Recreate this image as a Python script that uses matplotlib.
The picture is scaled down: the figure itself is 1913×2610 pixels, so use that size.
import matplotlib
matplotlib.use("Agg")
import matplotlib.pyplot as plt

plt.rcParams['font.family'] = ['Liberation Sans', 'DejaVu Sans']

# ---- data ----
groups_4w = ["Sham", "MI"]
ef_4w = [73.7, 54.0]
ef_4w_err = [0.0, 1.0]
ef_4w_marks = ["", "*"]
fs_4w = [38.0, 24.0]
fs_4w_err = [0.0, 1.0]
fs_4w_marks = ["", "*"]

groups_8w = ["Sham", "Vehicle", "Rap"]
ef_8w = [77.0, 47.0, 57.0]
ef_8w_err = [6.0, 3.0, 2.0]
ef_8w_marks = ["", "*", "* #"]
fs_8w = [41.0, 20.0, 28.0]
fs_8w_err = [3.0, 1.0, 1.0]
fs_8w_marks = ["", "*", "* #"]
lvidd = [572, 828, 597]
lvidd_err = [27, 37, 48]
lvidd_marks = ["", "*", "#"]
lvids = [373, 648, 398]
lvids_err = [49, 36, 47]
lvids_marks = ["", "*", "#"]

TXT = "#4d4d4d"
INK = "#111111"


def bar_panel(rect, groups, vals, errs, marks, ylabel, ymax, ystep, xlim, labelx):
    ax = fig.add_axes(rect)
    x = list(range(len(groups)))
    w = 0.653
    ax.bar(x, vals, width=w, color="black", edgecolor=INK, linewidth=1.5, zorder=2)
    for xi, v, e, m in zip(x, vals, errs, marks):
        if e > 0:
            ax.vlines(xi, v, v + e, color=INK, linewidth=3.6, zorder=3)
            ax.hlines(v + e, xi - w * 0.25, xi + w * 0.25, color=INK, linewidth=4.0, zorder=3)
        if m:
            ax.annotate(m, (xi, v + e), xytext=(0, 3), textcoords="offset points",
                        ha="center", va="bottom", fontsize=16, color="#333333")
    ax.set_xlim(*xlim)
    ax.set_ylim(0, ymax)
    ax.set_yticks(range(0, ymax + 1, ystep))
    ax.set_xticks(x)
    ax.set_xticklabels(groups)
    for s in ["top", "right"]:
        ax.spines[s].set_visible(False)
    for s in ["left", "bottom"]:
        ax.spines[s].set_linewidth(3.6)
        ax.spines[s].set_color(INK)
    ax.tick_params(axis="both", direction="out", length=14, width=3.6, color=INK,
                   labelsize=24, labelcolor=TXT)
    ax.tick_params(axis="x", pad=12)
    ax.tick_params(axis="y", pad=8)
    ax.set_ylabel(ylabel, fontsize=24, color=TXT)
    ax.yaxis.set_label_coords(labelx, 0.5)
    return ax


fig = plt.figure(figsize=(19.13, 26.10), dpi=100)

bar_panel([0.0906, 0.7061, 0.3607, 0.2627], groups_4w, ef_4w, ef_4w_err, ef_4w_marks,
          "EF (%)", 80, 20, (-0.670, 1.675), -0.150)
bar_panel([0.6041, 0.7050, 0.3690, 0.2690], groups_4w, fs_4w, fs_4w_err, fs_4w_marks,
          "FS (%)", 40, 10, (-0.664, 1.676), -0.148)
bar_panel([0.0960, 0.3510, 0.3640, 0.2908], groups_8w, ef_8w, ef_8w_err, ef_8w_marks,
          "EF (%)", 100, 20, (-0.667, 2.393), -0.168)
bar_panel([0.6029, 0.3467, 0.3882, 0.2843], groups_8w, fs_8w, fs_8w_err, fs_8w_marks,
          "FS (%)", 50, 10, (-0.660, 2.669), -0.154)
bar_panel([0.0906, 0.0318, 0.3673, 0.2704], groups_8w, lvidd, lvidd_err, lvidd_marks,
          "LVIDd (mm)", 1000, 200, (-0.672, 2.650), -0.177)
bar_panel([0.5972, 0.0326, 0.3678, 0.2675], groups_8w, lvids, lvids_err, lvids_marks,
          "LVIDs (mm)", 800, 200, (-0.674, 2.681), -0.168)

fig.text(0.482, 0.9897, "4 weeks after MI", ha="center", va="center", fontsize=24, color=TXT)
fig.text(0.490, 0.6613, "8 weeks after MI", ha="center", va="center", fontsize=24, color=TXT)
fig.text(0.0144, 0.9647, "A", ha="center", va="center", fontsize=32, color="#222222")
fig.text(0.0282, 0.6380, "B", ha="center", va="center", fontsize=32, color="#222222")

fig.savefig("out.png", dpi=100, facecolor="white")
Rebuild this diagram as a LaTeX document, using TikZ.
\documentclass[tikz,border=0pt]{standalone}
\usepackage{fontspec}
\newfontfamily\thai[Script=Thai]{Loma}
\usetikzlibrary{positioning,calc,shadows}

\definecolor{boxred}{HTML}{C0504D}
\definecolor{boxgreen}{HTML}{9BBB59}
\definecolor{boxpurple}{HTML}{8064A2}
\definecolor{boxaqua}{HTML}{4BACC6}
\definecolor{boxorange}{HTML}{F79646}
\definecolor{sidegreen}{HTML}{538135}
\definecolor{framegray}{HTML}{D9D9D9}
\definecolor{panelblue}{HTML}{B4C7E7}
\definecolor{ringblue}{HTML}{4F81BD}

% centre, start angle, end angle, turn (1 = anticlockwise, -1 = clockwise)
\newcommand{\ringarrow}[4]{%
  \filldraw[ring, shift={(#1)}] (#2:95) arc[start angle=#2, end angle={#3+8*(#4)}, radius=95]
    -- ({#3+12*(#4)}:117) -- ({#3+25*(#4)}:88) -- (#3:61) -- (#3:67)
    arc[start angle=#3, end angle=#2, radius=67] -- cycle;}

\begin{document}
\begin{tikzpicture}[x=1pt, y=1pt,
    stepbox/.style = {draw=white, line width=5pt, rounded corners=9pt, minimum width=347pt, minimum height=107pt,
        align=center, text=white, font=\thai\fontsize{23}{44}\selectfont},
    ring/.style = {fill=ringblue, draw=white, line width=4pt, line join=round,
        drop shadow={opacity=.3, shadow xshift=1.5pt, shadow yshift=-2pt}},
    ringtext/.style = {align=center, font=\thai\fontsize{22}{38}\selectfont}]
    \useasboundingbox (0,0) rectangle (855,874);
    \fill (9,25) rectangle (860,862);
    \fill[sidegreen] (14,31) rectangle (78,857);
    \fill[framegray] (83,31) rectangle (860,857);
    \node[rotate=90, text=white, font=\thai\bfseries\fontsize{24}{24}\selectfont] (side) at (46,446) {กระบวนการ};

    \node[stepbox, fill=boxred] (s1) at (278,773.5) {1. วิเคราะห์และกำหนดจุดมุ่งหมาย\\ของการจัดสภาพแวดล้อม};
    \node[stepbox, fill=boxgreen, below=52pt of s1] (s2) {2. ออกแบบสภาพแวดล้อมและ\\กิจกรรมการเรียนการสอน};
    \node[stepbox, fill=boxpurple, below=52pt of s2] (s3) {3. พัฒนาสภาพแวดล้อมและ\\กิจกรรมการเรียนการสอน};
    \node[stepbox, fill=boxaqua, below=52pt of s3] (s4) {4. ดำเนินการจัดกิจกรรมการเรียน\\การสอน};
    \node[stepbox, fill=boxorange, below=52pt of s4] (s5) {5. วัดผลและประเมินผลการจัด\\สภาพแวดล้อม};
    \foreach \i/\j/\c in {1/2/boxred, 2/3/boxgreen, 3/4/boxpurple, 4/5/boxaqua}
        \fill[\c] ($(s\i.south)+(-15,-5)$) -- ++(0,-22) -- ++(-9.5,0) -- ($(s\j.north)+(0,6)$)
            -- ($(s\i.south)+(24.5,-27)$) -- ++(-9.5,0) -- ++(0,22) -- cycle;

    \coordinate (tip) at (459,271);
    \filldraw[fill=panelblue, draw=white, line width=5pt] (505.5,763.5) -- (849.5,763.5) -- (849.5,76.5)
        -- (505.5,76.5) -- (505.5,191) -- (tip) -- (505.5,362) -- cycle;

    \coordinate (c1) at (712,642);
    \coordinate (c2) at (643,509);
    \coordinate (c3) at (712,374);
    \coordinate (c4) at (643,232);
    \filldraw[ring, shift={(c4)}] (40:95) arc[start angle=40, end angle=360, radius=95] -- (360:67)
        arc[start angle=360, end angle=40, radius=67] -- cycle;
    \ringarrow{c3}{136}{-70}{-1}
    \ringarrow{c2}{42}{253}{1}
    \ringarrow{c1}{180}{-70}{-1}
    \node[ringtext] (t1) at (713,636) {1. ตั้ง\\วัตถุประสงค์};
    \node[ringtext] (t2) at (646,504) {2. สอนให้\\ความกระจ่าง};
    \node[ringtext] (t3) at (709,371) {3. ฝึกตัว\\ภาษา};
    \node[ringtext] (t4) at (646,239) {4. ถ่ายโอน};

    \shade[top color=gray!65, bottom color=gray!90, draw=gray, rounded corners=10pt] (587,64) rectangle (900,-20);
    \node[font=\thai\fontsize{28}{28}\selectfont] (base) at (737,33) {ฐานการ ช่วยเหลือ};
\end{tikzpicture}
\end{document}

::::::

Job -> Take every line above carrying "that" and return it.

Solved problem ->
Recreate this image as a Python script that uses matplotlib.
The picture is scaled down: the figure itself is 1913×2610 pixels, so use that size.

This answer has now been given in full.